• **Given records**:
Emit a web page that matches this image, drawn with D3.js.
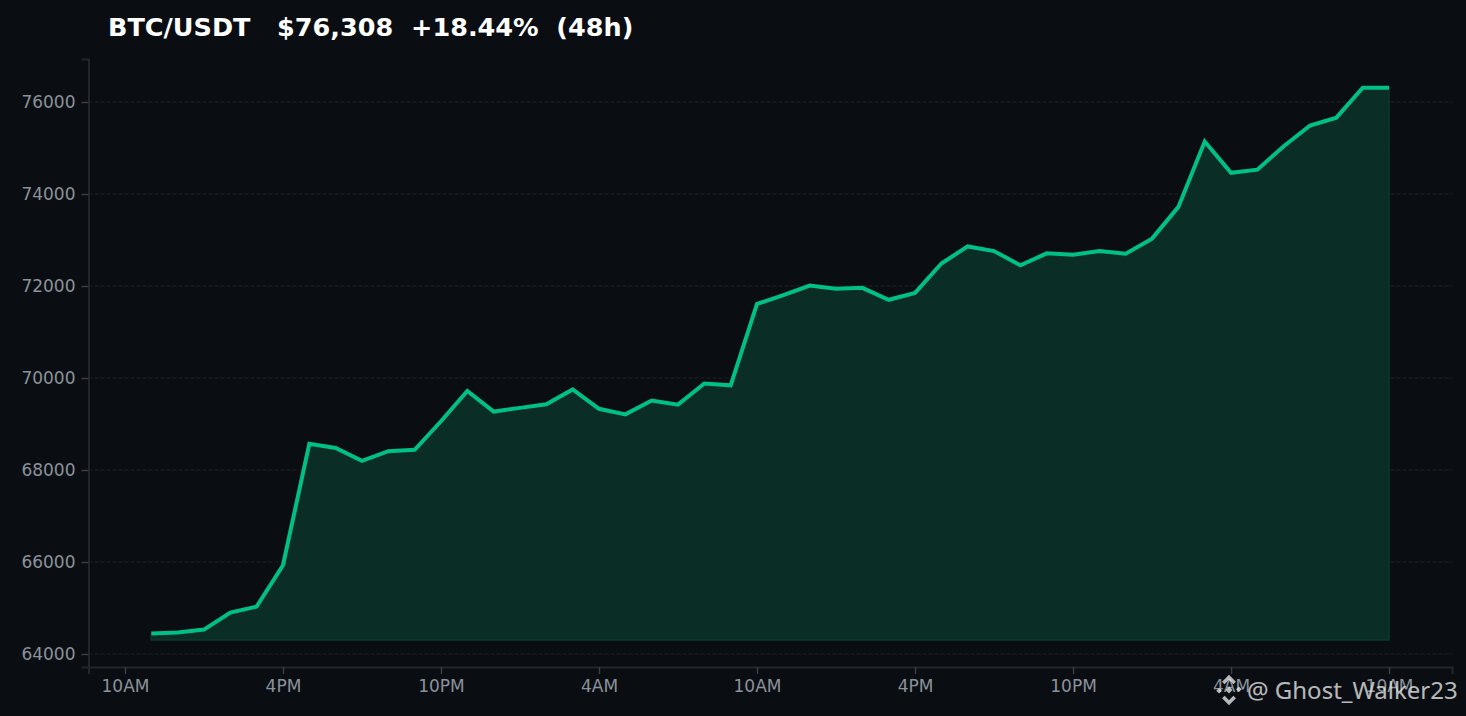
<!DOCTYPE html>
<html><head><meta charset="utf-8">
<script src="https://cdn.jsdelivr.net/npm/d3@7/dist/d3.min.js"></script>
<style>html,body{margin:0;padding:0;background:#0a0e12;overflow:hidden}svg{display:block}text{font-family:"DejaVu Sans",sans-serif}</style>
</head><body><svg id="c" width="1466" height="716"></svg>
<script>
const titleText = "BTC/USDT   $76,308  +18.44%  (48h)";
const watermark = "@ Ghost_Walker23";
const hours = [1,2,3,4,5,6,7,8,9,10,11,12,13,14,15,16,17,18,19,20,21,22,23,24,25,26,27,28,29,30,31,32,33,34,35,36,37,38,39,40,41,42,43,44,45,46,47,48];
const prices = [64446,64467,64530,64900,65030,65930,68570,68480,68200,68410,68440,69060,69720,69270,69350,69430,69750,69330,69210,69510,69420,69880,69840,71610,71800,72010,71940,71960,71700,71850,72490,72860,72760,72450,72710,72680,72760,72700,73030,73720,75140,74460,74530,75040,75490,75660,76310,76308];
const xTickHours = [0,6,12,18,24,30,36,42,48];
const xTickLabels = ["10AM","4PM","10PM","4AM","10AM","4PM","10PM","4AM","10AM"];
const yTicks = [64000,66000,68000,70000,72000,74000,76000];
const baseline = 64304;

const svg = d3.select("#c");
const x = d3.scaleLinear().domain([-1.385,50.39]).range([88.5,1452]);
const y = d3.scaleLinear().domain([63717,76935]).range([667,59]);
const pts = hours.map((h,i)=>({h,p:prices[i]}));

svg.append("rect").attr("width",1466).attr("height",716).attr("fill","#0a0e12");

svg.append("g").selectAll("line").data(yTicks).join("line")
  .attr("x1",x.range()[0]).attr("x2",x.range()[1]).attr("y1",d=>y(d)).attr("y2",d=>y(d))
  .attr("stroke","#1e2327").attr("stroke-width",1).attr("stroke-dasharray","4 2");

svg.append("path").datum(pts)
  .attr("d",d3.area().x(d=>x(d.h)).y0(y(baseline)).y1(d=>y(d.p)))
  .attr("fill","#0a2d26").attr("stroke","#0b3a2e").attr("stroke-width",1.4);

svg.append("path").datum(pts)
  .attr("d",d3.line().x(d=>x(d.h)).y(d=>y(d.p)))
  .attr("fill","none").attr("stroke","#00c087").attr("stroke-width",4);

const axisColor="#22272c", tickText="#8b929b";
const gx = svg.append("g").attr("transform",`translate(0,${667})`)
  .call(d3.axisBottom(x).tickValues(xTickHours).tickFormat((d,i)=>xTickLabels[i]).tickSizeOuter(0).tickSize(7).tickPadding(6));
const gy = svg.append("g").attr("transform",`translate(${88.5},0)`)
  .call(d3.axisLeft(y).tickValues(yTicks).tickFormat(d3.format("d")).tickSizeOuter(0).tickSize(7).tickPadding(6));
[gx,gy].forEach(g=>{
  g.select(".domain").attr("stroke",axisColor).attr("stroke-width",2);
  g.selectAll(".tick line").attr("stroke","#3a4046").attr("stroke-width",1.4);
  g.selectAll("text").attr("fill",tickText).attr("font-size",17).attr("font-family","DejaVu Sans");
});

svg.append("text").attr("x",108).attr("y",36).attr("fill","#fff").attr("font-size",25.5).attr("font-weight",700).attr("xml:space","preserve").style("white-space","pre").text(titleText);

// watermark
const wm = svg.append("g").attr("opacity",0.78);
const icon = wm.append("g").attr("transform","translate(1229,690) rotate(45)").attr("fill","none").attr("stroke","#e8e8e8").attr("stroke-width",3.6);
icon.append("rect").attr("x",-2.5).attr("y",-2.5).attr("width",5).attr("height",5).attr("fill","#e8e8e8").attr("stroke","none");
icon.append("path").attr("d","M-9 -1V-9H-1M9 1V9H1");
icon.append("rect").attr("x",4.5).attr("y",-9.5).attr("width",4).attr("height",4).attr("fill","#e8e8e8").attr("stroke","none");
icon.append("rect").attr("x",-8.5).attr("y",5.5).attr("width",4).attr("height",4).attr("fill","#e8e8e8").attr("stroke","none");
wm.append("text").attr("x",1247).attr("y",699).attr("fill","#e8e8e8").attr("font-size",24).style("font-family","'Noto Sans'").text(watermark);
</script></body></html>
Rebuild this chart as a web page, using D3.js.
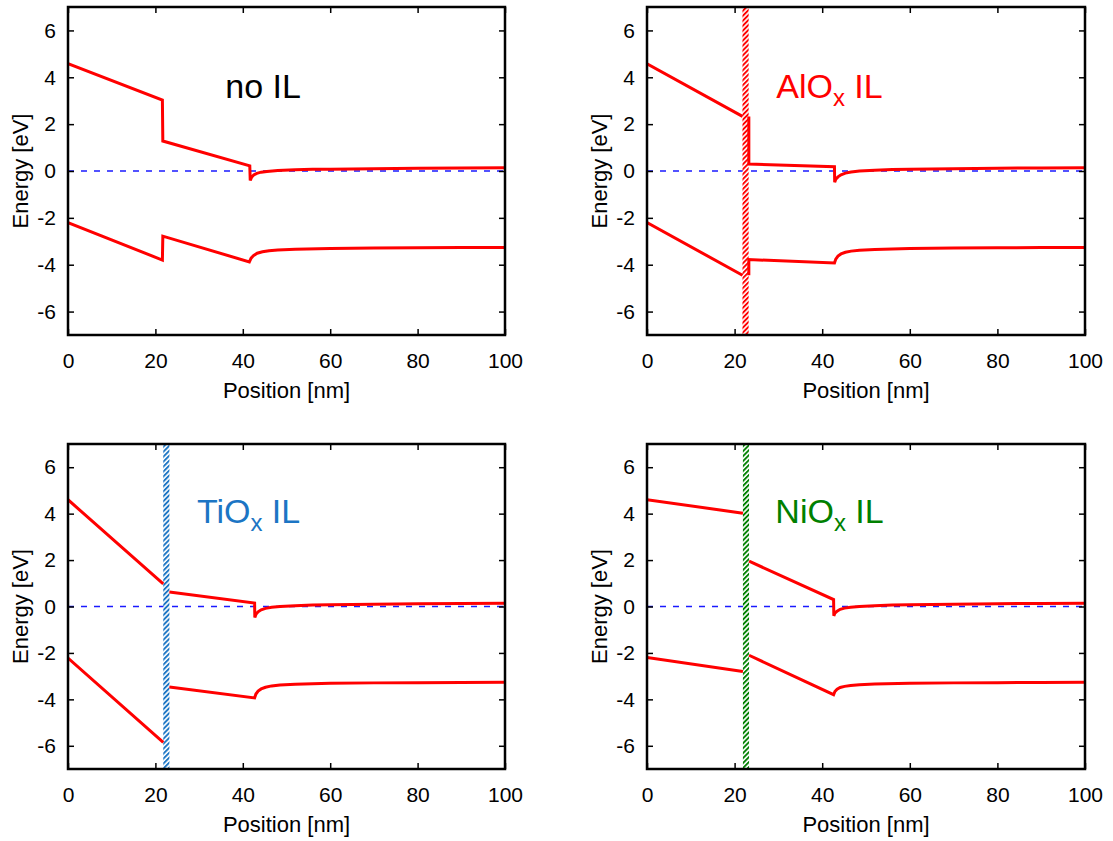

• **Task brief**: Each line in the records above should be reproduced exactly; images are not copied.

• **Problem solution**:
Emit a web page that matches this image, drawn with D3.js.
<!DOCTYPE html>
<html><head><meta charset="utf-8">
<script src="https://cdn.jsdelivr.net/npm/d3@7/dist/d3.min.js"></script>
<style>html,body{margin:0;padding:0;background:#0a0e12;overflow:hidden}svg{display:block}text{font-family:"DejaVu Sans",sans-serif}</style>
</head><body><svg id="c" width="1466" height="716"></svg>
<script>
const titleText = "BTC/USDT   $76,308  +18.44%  (48h)";
const watermark = "@ Ghost_Walker23";
const hours = [1,2,3,4,5,6,7,8,9,10,11,12,13,14,15,16,17,18,19,20,21,22,23,24,25,26,27,28,29,30,31,32,33,34,35,36,37,38,39,40,41,42,43,44,45,46,47,48];
const prices = [64446,64467,64530,64900,65030,65930,68570,68480,68200,68410,68440,69060,69720,69270,69350,69430,69750,69330,69210,69510,69420,69880,69840,71610,71800,72010,71940,71960,71700,71850,72490,72860,72760,72450,72710,72680,72760,72700,73030,73720,75140,74460,74530,75040,75490,75660,76310,76308];
const xTickHours = [0,6,12,18,24,30,36,42,48];
const xTickLabels = ["10AM","4PM","10PM","4AM","10AM","4PM","10PM","4AM","10AM"];
const yTicks = [64000,66000,68000,70000,72000,74000,76000];
const baseline = 64304;

const svg = d3.select("#c");
const x = d3.scaleLinear().domain([-1.385,50.39]).range([88.5,1452]);
const y = d3.scaleLinear().domain([63717,76935]).range([667,59]);
const pts = hours.map((h,i)=>({h,p:prices[i]}));

svg.append("rect").attr("width",1466).attr("height",716).attr("fill","#0a0e12");

svg.append("g").selectAll("line").data(yTicks).join("line")
  .attr("x1",x.range()[0]).attr("x2",x.range()[1]).attr("y1",d=>y(d)).attr("y2",d=>y(d))
  .attr("stroke","#1e2327").attr("stroke-width",1).attr("stroke-dasharray","4 2");

svg.append("path").datum(pts)
  .attr("d",d3.area().x(d=>x(d.h)).y0(y(baseline)).y1(d=>y(d.p)))
  .attr("fill","#0a2d26").attr("stroke","#0b3a2e").attr("stroke-width",1.4);

svg.append("path").datum(pts)
  .attr("d",d3.line().x(d=>x(d.h)).y(d=>y(d.p)))
  .attr("fill","none").attr("stroke","#00c087").attr("stroke-width",4);

const axisColor="#22272c", tickText="#8b929b";
const gx = svg.append("g").attr("transform",`translate(0,${667})`)
  .call(d3.axisBottom(x).tickValues(xTickHours).tickFormat((d,i)=>xTickLabels[i]).tickSizeOuter(0).tickSize(7).tickPadding(6));
const gy = svg.append("g").attr("transform",`translate(${88.5},0)`)
  .call(d3.axisLeft(y).tickValues(yTicks).tickFormat(d3.format("d")).tickSizeOuter(0).tickSize(7).tickPadding(6));
[gx,gy].forEach(g=>{
  g.select(".domain").attr("stroke",axisColor).attr("stroke-width",2);
  g.selectAll(".tick line").attr("stroke","#3a4046").attr("stroke-width",1.4);
  g.selectAll("text").attr("fill",tickText).attr("font-size",17).attr("font-family","DejaVu Sans");
});

svg.append("text").attr("x",108).attr("y",36).attr("fill","#fff").attr("font-size",25.5).attr("font-weight",700).attr("xml:space","preserve").style("white-space","pre").text(titleText);

// watermark
const wm = svg.append("g").attr("opacity",0.78);
const icon = wm.append("g").attr("transform","translate(1229,690) rotate(45)").attr("fill","none").attr("stroke","#e8e8e8").attr("stroke-width",3.6);
icon.append("rect").attr("x",-2.5).attr("y",-2.5).attr("width",5).attr("height",5).attr("fill","#e8e8e8").attr("stroke","none");
icon.append("path").attr("d","M-9 -1V-9H-1M9 1V9H1");
icon.append("rect").attr("x",4.5).attr("y",-9.5).attr("width",4).attr("height",4).attr("fill","#e8e8e8").attr("stroke","none");
icon.append("rect").attr("x",-8.5).attr("y",5.5).attr("width",4).attr("height",4).attr("fill","#e8e8e8").attr("stroke","none");
wm.append("text").attr("x",1247).attr("y",699).attr("fill","#e8e8e8").attr("font-size",24).style("font-family","'Noto Sans'").text(watermark);
</script></body></html>
Rebuild this chart as a web page, using D3.js.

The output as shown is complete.